Le pensioni dei politici

Il Giornale sta facendo un'inchiesta su pensioni, vitalizi e loro smodate sovrapposizioni

Da qualche giorno il Giornale sta dedicando spazio e attenzione alle pensioni dei politici. Alle loro dimensioni, alla loro precocità, a come si sommano a vitalizi, stipendi e altre pensioni. È una battaglia vecchia, nota e anche genericamente giusta, per quanto il Giornale la tratti in un modo praticamente monodirezionale.

L’inchiesta parte da un libro di Mario Giordano, che ne scrive anche oggi: si chiama Sanguisughe e uscirà il 5 aprile per Mondadori. Oggi Giordano cita alcuni dei casi illustrati dal libro: alcuni sono “normali” casi di ex presidenti di regione o consiglieri regionali che percepiscono i vitalizi previsti da una legge eccessivamente generosa, altri sono un po’ più eclatanti. Antonio Di Pietro oltre allo stipendio da parlamentare percepisce 1956 euro netti al mese per la pensione da magistrato, che riscuote da quando aveva 44 anni. Manuela Marrone, moglie di Umberto Bossi, prende dal 1992, da quando aveva 39 anni, una pensione da 766 euro al mese. Rainer Stefano Masera, ex Banca d’Italia, ex ministro del Bilancio e oggi preside della facoltà di economia del­l’Università Marconi di Roma, percepisce dal 1988 una pensione di 18.413 eu­ro lordi al mese. Fabio Granata è andato in pensione a 50 anni e allo stipendio da parlamentare unisce un vitalizio da 8000 euro e lo stipendio di vicepresidente di Cinesicilia, un ente regionale.

Il limite dell’inchiesta del Giornale è che potrebbe dire le stesse cose e fornire dati altrettanto eclatanti – anzi, probabilmente di più – su centinaia di esponenti di centrodestra, sindaci ed ex sindaci, presidenti di regione, consiglieri regionali, eccetera. Per dire della dimenticanza più eclatante: il governo Berlusconi sta in piedi alla Camera grazie ai voti di alcuni deputati che sono anche ministri, percepiscono un doppio stipendio e non possono dare le dimissioni né dall’uno né dall’altro incarico. Quello che segue è l’editoriale di Nicola Porro, sempre dal Giornale di oggi, che pone la questione con qualche equilibrio in più.

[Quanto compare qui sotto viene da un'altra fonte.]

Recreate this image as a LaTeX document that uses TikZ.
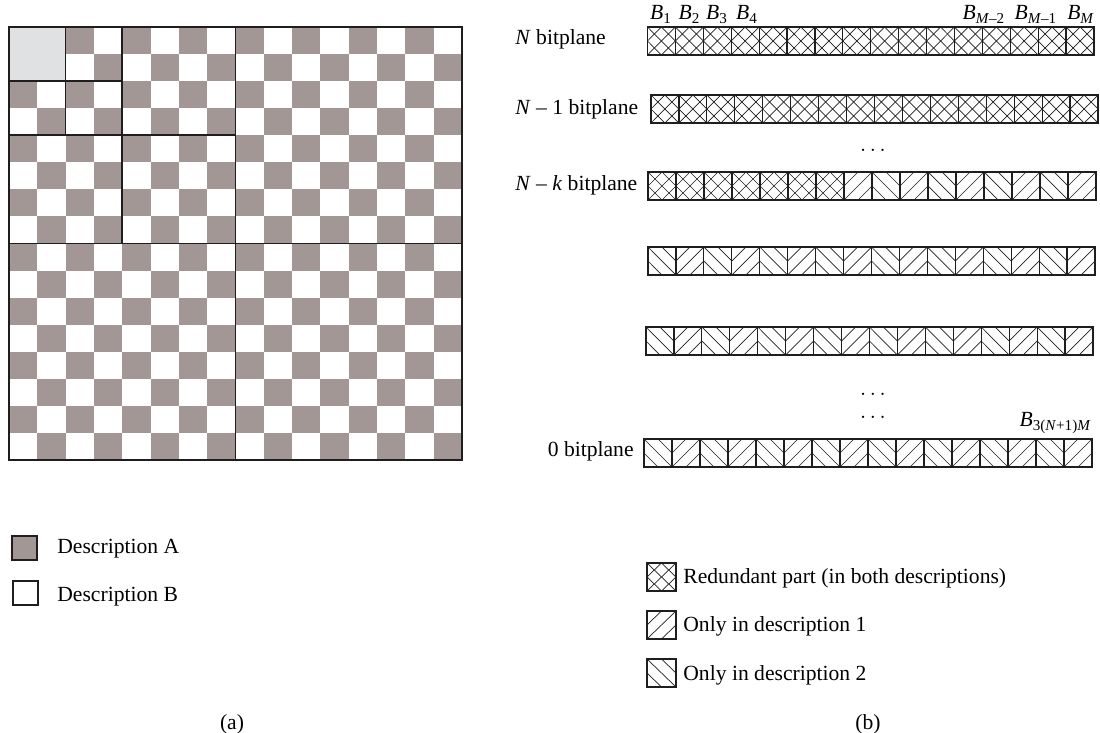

Con oggi sono tre giorni, che grazie a Mario Giordano parliamo dei furbetti delle pensioni. La lista è lunga e la continueremo a compilare. Dopo sei riforme in venti anni, occorre farne un’ulteriore che renda il sistema più equo e che corregga alcune macroscopiche storture che arrivano dal passato. Quello delle pensioni è uno scandalo per tre motivi principali.
1. Alcuni privilegiati si beccano assegni da nababbi, sostanzialmente a spalle della collettività.
2. Circa la metà dei pensionati italiani (che sono 18 milioni) deve invece fare i conti con pensioni inferiori ai 500 euro.
3. L’Italia (dati Ruef del 2010) spende per la previdenza il 15,4 per cento della ricchezza che produce e incassa il 14 per cento. Insomma ballano una ventina di miliardi di euro, che ogni anno si coprono grazie ad imposte sulla collettività.

Il gioco degli stipendi e delle pensioni da milionari ha un alto grado di demagogia. L’invidia sociale è una brutta bestia: chi si merita molti quattrini per le proprie doti è giusto che li ottenga. Ma il tema delle pensioni è diverso. E conviene ridurlo alla sua essenzialità. Come ormai è stabilito per le nuove generazioni, la pensione è semplicemente il corrispettivo di ciò che ogni lavoratore ha risparmiato (pubblicamente) durante la sua vita professionale. Ogni anno accumulo tot e alla fine della mia carriera percepisco i quattrini rivalutati, per la mia vecchiaia. Proprio per rendere il trattamento più generoso (si fa per dire) è necessario allungare gli anni lavorativi, di modo che si possano accumulare più contributi e rendere l’assegno pensionistico più simile allo stipendio. Bene: questa banalità vale per tutti, tranne che per i pensionati di oggi.